L’adolescence est la 1ère grande mue de la vie humaine. Une peau est quittée, celle du petit enfant. Avec la croissance du corps et des facultés de l’esprit qui l’accompagnent, celle-ci est en effet devenue trop étroite. Mais par quoi va-t-elle être remplacée ? L’adolescence est le temps de l’entre deux. Elle caractérise ce moment délicat où l’ancienne peau se craquèle et tombe, laissant le membre à vif le temps qu’une nouvelle peau se constitue. Or, celle-ci ne se donne pas d’elle-même comme celle de l’enfance, elle est pour la première fois à créer. C’est pourquoi elle met si longtemps à se constituer, sauf si n’y tenant plus on en vient à se greffer la peau d’un autre, c’est-à-dire qu’on cherche à « ressembler à » plutôt que de prendre le temps et faire l’effort de «devenir soi».
Si de l’extérieur les adolescents peuvent sembler assez apathiques – nous avons tous en tête, la caricature de l’adolescent qui dort ou traîne toute la journée, qui ne s’intéresse à rien ou à une seule chose à la fois sur un mode obsessionnel, etc. -, c’est qu’ils sont extrêmement mobilisés intérieurement. Sur le plan physiologique d’une part avec ce que l’on appelle la poussée pubertaire. Mais aussi – et cela est moins souvent évoqué – sur le plan ontologique. L’adolescence marque en effet la première confrontation consciente avec la question « qui suis-je ? » et la première grande étape sur le chemin d’individuation qui mène à soi.

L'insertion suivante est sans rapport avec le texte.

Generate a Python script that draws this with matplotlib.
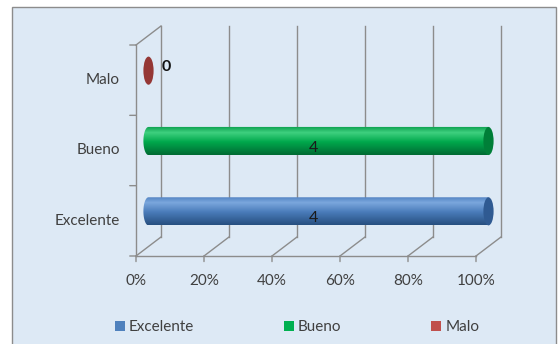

C’est pourquoi l’accompagnement que je propose aux adolescents est en grande partie de nature philosophique. Le plus à même de les aider, me semble t-il, est de leur permettre de prendre conscience de la période extrêmement riche et exigeante qu’ils sont en train de traverser, d’en comprendre les véritables enjeux plutôt que d’en rester à une lecture littérale, en apparence peu réjouissante et peu flatteuse. C’est aussi de les encourager à regarder en face la question « qui suis-je ? » plutôt que de s’en détourner, et à la soutenir plutôt que d’y opposer des réponses toutes faites, de revêtir par facilité des identités empruntées, qui coupent court à la recherche d’expression de leur être vrai.